>> Begin

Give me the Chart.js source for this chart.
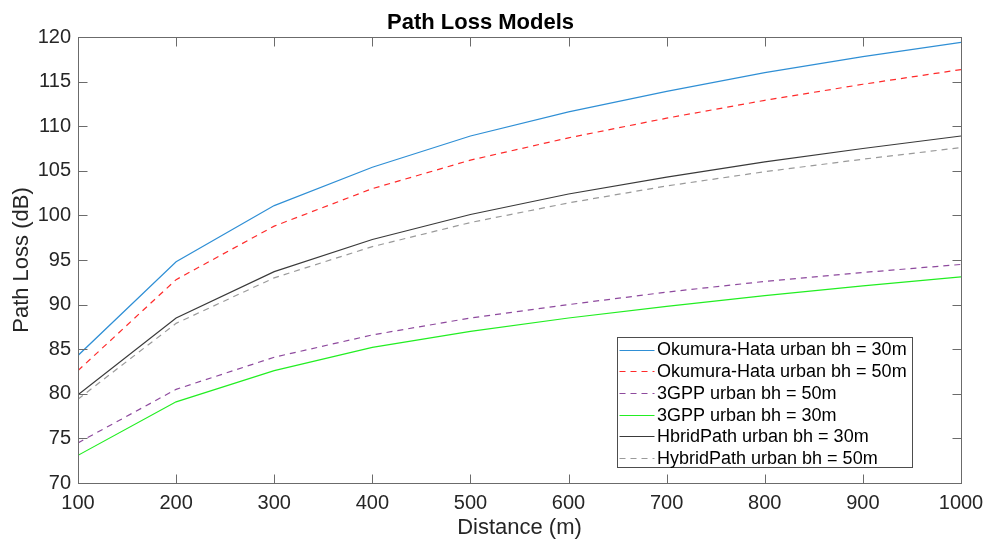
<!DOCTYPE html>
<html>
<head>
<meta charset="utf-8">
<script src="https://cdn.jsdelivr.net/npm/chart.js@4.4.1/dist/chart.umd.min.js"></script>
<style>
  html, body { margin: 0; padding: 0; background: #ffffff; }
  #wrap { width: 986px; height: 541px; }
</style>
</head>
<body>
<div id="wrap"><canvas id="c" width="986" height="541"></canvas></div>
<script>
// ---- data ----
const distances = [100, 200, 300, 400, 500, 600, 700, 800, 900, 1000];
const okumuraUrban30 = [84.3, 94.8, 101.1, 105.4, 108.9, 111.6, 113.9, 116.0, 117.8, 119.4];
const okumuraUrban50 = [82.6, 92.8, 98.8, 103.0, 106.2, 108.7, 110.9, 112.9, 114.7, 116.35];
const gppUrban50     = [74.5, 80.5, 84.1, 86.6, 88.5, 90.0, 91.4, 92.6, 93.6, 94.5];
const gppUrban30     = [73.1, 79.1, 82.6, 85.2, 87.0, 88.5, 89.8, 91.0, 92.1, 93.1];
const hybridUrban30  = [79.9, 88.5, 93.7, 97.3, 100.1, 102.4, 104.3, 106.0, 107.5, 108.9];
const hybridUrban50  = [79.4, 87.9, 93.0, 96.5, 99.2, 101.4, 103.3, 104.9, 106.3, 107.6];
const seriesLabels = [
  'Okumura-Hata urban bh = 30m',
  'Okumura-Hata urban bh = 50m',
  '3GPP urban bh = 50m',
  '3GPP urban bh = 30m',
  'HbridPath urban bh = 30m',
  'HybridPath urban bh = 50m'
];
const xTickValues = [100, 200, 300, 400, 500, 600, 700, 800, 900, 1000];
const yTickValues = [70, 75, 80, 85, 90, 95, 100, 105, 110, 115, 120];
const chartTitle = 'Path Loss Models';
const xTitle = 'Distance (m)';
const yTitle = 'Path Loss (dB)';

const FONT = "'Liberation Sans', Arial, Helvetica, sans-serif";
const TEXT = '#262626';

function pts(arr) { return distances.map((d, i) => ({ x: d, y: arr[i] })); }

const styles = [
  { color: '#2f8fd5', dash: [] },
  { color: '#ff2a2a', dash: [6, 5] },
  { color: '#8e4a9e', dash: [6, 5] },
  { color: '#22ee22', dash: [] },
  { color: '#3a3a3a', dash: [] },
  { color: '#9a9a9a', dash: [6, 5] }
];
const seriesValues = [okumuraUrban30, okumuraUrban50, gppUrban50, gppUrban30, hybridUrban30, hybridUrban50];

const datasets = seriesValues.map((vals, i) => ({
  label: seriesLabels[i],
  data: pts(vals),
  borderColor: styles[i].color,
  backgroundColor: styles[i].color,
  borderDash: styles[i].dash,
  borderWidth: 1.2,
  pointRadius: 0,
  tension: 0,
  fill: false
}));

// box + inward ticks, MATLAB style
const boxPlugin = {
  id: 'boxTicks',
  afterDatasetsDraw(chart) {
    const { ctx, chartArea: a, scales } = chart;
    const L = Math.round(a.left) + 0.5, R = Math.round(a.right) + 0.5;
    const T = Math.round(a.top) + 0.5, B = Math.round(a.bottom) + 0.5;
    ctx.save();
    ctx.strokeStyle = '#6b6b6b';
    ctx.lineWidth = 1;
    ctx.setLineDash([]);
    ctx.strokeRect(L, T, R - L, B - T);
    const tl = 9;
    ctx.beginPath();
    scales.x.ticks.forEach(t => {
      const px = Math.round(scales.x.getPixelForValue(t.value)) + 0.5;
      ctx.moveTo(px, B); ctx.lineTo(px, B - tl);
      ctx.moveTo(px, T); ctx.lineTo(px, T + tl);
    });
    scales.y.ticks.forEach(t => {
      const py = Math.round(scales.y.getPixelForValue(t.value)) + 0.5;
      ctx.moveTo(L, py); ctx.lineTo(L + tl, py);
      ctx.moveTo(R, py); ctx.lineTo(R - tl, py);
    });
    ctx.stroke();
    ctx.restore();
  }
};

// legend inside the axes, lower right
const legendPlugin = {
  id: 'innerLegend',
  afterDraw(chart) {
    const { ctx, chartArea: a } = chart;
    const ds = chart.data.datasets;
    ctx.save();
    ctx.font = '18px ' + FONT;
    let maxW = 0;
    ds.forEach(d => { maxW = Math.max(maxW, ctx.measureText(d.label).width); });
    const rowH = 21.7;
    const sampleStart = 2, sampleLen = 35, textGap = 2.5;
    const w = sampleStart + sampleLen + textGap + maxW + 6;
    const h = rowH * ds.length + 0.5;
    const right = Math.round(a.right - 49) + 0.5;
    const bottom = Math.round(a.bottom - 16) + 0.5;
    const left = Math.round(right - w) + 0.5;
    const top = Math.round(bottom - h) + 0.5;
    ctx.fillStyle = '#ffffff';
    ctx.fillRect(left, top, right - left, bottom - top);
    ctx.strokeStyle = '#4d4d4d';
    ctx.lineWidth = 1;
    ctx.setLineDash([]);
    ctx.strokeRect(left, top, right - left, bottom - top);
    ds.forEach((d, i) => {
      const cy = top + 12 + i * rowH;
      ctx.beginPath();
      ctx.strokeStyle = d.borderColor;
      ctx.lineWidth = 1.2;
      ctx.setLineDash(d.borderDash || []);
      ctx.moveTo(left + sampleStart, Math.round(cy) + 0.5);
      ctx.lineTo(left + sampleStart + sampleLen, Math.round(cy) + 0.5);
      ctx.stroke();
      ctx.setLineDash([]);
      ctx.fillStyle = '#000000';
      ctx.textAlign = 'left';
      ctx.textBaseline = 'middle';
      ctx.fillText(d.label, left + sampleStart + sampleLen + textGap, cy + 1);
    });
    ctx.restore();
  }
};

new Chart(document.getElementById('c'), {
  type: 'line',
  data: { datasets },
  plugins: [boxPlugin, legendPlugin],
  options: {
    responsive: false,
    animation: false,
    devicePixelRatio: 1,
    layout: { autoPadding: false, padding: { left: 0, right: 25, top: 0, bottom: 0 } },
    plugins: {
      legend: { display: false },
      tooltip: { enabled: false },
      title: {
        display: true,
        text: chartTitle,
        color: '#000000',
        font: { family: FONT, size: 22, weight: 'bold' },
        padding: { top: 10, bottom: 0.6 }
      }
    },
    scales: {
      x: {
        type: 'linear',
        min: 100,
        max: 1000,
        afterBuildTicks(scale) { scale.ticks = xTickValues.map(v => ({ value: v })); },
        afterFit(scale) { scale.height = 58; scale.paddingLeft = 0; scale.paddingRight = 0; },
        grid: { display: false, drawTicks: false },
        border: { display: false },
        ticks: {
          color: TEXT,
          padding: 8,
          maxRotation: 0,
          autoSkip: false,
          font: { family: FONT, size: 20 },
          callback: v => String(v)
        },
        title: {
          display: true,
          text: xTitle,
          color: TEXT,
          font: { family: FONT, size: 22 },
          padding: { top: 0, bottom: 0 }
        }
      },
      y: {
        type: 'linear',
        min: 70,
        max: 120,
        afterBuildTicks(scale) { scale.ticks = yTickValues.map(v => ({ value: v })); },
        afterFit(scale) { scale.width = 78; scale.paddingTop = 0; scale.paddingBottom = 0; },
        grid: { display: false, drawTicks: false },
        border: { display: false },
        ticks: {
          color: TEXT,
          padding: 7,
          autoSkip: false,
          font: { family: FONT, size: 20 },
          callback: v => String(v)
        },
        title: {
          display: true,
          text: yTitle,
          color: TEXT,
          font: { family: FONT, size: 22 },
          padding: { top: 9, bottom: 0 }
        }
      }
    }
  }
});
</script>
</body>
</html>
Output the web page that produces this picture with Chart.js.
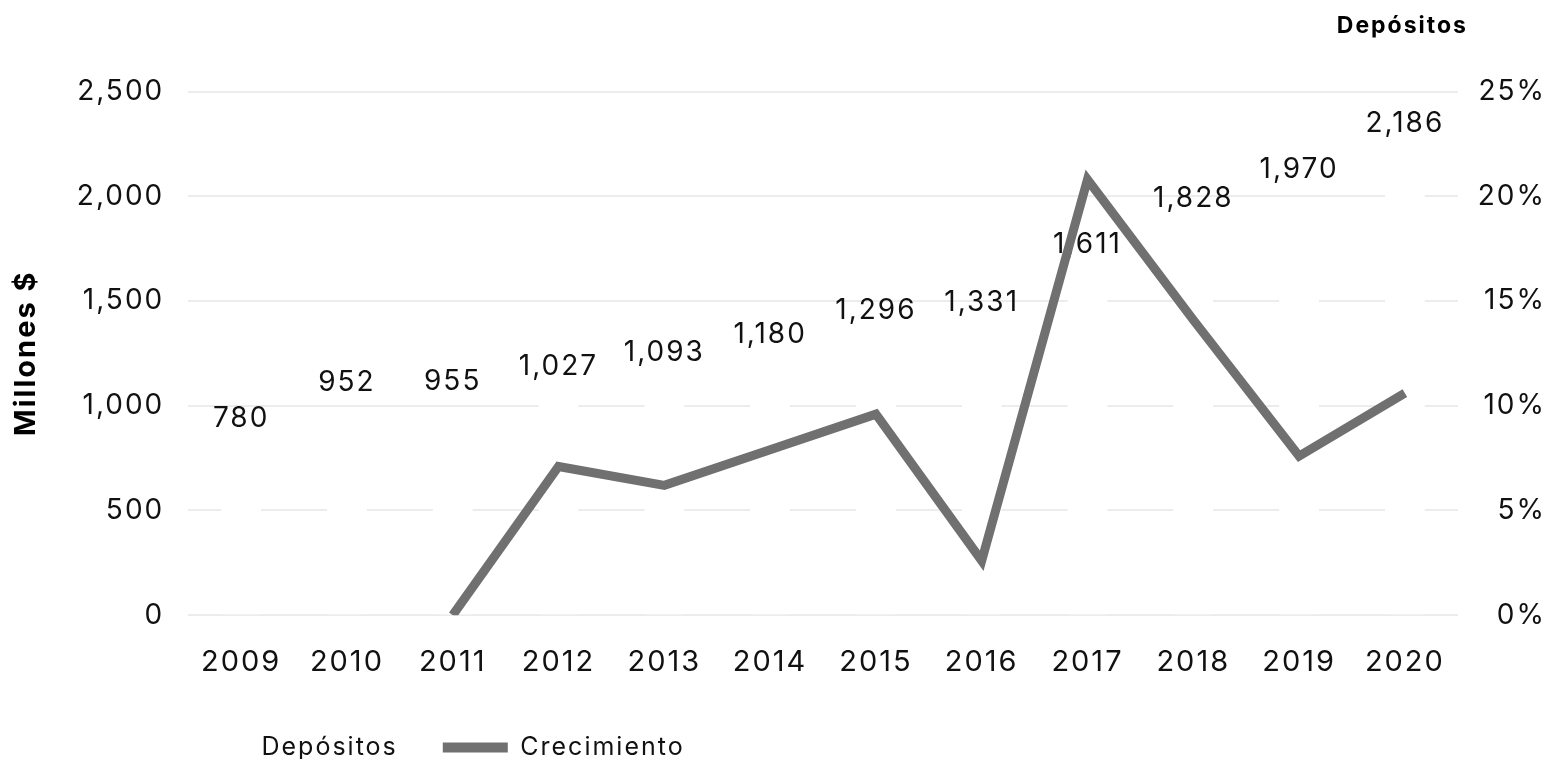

>> End

== Problem ==
Every entry above should be duplicated exactly. Do not include the images.

== Correct response ==
Give me the Chart.js source for this chart.
<!DOCTYPE html>
<html>
<head>
<meta charset="utf-8">
<script src="https://cdn.jsdelivr.net/npm/chart.js@4.4.1/dist/chart.umd.min.js"></script>
<style>
  html, body { margin: 0; padding: 0; background: #ffffff; }
  #wrap { width: 986px; height: 541px; }
</style>
</head>
<body>
<div id="wrap"><canvas id="c" width="986" height="541"></canvas></div>
<script>
// ---- data ----
const distances = [100, 200, 300, 400, 500, 600, 700, 800, 900, 1000];
const okumuraUrban30 = [84.3, 94.8, 101.1, 105.4, 108.9, 111.6, 113.9, 116.0, 117.8, 119.4];
const okumuraUrban50 = [82.6, 92.8, 98.8, 103.0, 106.2, 108.7, 110.9, 112.9, 114.7, 116.35];
const gppUrban50     = [74.5, 80.5, 84.1, 86.6, 88.5, 90.0, 91.4, 92.6, 93.6, 94.5];
const gppUrban30     = [73.1, 79.1, 82.6, 85.2, 87.0, 88.5, 89.8, 91.0, 92.1, 93.1];
const hybridUrban30  = [79.9, 88.5, 93.7, 97.3, 100.1, 102.4, 104.3, 106.0, 107.5, 108.9];
const hybridUrban50  = [79.4, 87.9, 93.0, 96.5, 99.2, 101.4, 103.3, 104.9, 106.3, 107.6];
const seriesLabels = [
  'Okumura-Hata urban bh = 30m',
  'Okumura-Hata urban bh = 50m',
  '3GPP urban bh = 50m',
  '3GPP urban bh = 30m',
  'HbridPath urban bh = 30m',
  'HybridPath urban bh = 50m'
];
const xTickValues = [100, 200, 300, 400, 500, 600, 700, 800, 900, 1000];
const yTickValues = [70, 75, 80, 85, 90, 95, 100, 105, 110, 115, 120];
const chartTitle = 'Path Loss Models';
const xTitle = 'Distance (m)';
const yTitle = 'Path Loss (dB)';

const FONT = "'Liberation Sans', Arial, Helvetica, sans-serif";
const TEXT = '#262626';

function pts(arr) { return distances.map((d, i) => ({ x: d, y: arr[i] })); }

const styles = [
  { color: '#2f8fd5', dash: [] },
  { color: '#ff2a2a', dash: [6, 5] },
  { color: '#8e4a9e', dash: [6, 5] },
  { color: '#22ee22', dash: [] },
  { color: '#3a3a3a', dash: [] },
  { color: '#9a9a9a', dash: [6, 5] }
];
const seriesValues = [okumuraUrban30, okumuraUrban50, gppUrban50, gppUrban30, hybridUrban30, hybridUrban50];

const datasets = seriesValues.map((vals, i) => ({
  label: seriesLabels[i],
  data: pts(vals),
  borderColor: styles[i].color,
  backgroundColor: styles[i].color,
  borderDash: styles[i].dash,
  borderWidth: 1.2,
  pointRadius: 0,
  tension: 0,
  fill: false
}));

// box + inward ticks, MATLAB style
const boxPlugin = {
  id: 'boxTicks',
  afterDatasetsDraw(chart) {
    const { ctx, chartArea: a, scales } = chart;
    const L = Math.round(a.left) + 0.5, R = Math.round(a.right) + 0.5;
    const T = Math.round(a.top) + 0.5, B = Math.round(a.bottom) + 0.5;
    ctx.save();
    ctx.strokeStyle = '#6b6b6b';
    ctx.lineWidth = 1;
    ctx.setLineDash([]);
    ctx.strokeRect(L, T, R - L, B - T);
    const tl = 9;
    ctx.beginPath();
    scales.x.ticks.forEach(t => {
      const px = Math.round(scales.x.getPixelForValue(t.value)) + 0.5;
      ctx.moveTo(px, B); ctx.lineTo(px, B - tl);
      ctx.moveTo(px, T); ctx.lineTo(px, T + tl);
    });
    scales.y.ticks.forEach(t => {
      const py = Math.round(scales.y.getPixelForValue(t.value)) + 0.5;
      ctx.moveTo(L, py); ctx.lineTo(L + tl, py);
      ctx.moveTo(R, py); ctx.lineTo(R - tl, py);
    });
    ctx.stroke();
    ctx.restore();
  }
};

// legend inside the axes, lower right
const legendPlugin = {
  id: 'innerLegend',
  afterDraw(chart) {
    const { ctx, chartArea: a } = chart;
    const ds = chart.data.datasets;
    ctx.save();
    ctx.font = '18px ' + FONT;
    let maxW = 0;
    ds.forEach(d => { maxW = Math.max(maxW, ctx.measureText(d.label).width); });
    const rowH = 21.7;
    const sampleStart = 2, sampleLen = 35, textGap = 2.5;
    const w = sampleStart + sampleLen + textGap + maxW + 6;
    const h = rowH * ds.length + 0.5;
    const right = Math.round(a.right - 49) + 0.5;
    const bottom = Math.round(a.bottom - 16) + 0.5;
    const left = Math.round(right - w) + 0.5;
    const top = Math.round(bottom - h) + 0.5;
    ctx.fillStyle = '#ffffff';
    ctx.fillRect(left, top, right - left, bottom - top);
    ctx.strokeStyle = '#4d4d4d';
    ctx.lineWidth = 1;
    ctx.setLineDash([]);
    ctx.strokeRect(left, top, right - left, bottom - top);
    ds.forEach((d, i) => {
      const cy = top + 12 + i * rowH;
      ctx.beginPath();
      ctx.strokeStyle = d.borderColor;
      ctx.lineWidth = 1.2;
      ctx.setLineDash(d.borderDash || []);
      ctx.moveTo(left + sampleStart, Math.round(cy) + 0.5);
      ctx.lineTo(left + sampleStart + sampleLen, Math.round(cy) + 0.5);
      ctx.stroke();
      ctx.setLineDash([]);
      ctx.fillStyle = '#000000';
      ctx.textAlign = 'left';
      ctx.textBaseline = 'middle';
      ctx.fillText(d.label, left + sampleStart + sampleLen + textGap, cy + 1);
    });
    ctx.restore();
  }
};

new Chart(document.getElementById('c'), {
  type: 'line',
  data: { datasets },
  plugins: [boxPlugin, legendPlugin],
  options: {
    responsive: false,
    animation: false,
    devicePixelRatio: 1,
    layout: { autoPadding: false, padding: { left: 0, right: 25, top: 0, bottom: 0 } },
    plugins: {
      legend: { display: false },
      tooltip: { enabled: false },
      title: {
        display: true,
        text: chartTitle,
        color: '#000000',
        font: { family: FONT, size: 22, weight: 'bold' },
        padding: { top: 10, bottom: 0.6 }
      }
    },
    scales: {
      x: {
        type: 'linear',
        min: 100,
        max: 1000,
        afterBuildTicks(scale) { scale.ticks = xTickValues.map(v => ({ value: v })); },
        afterFit(scale) { scale.height = 58; scale.paddingLeft = 0; scale.paddingRight = 0; },
        grid: { display: false, drawTicks: false },
        border: { display: false },
        ticks: {
          color: TEXT,
          padding: 8,
          maxRotation: 0,
          autoSkip: false,
          font: { family: FONT, size: 20 },
          callback: v => String(v)
        },
        title: {
          display: true,
          text: xTitle,
          color: TEXT,
          font: { family: FONT, size: 22 },
          padding: { top: 0, bottom: 0 }
        }
      },
      y: {
        type: 'linear',
        min: 70,
        max: 120,
        afterBuildTicks(scale) { scale.ticks = yTickValues.map(v => ({ value: v })); },
        afterFit(scale) { scale.width = 78; scale.paddingTop = 0; scale.paddingBottom = 0; },
        grid: { display: false, drawTicks: false },
        border: { display: false },
        ticks: {
          color: TEXT,
          padding: 7,
          autoSkip: false,
          font: { family: FONT, size: 20 },
          callback: v => String(v)
        },
        title: {
          display: true,
          text: yTitle,
          color: TEXT,
          font: { family: FONT, size: 22 },
          padding: { top: 9, bottom: 0 }
        }
      }
    }
  }
});
</script>
</body>
</html>
Output the web page that produces this picture with Chart.js.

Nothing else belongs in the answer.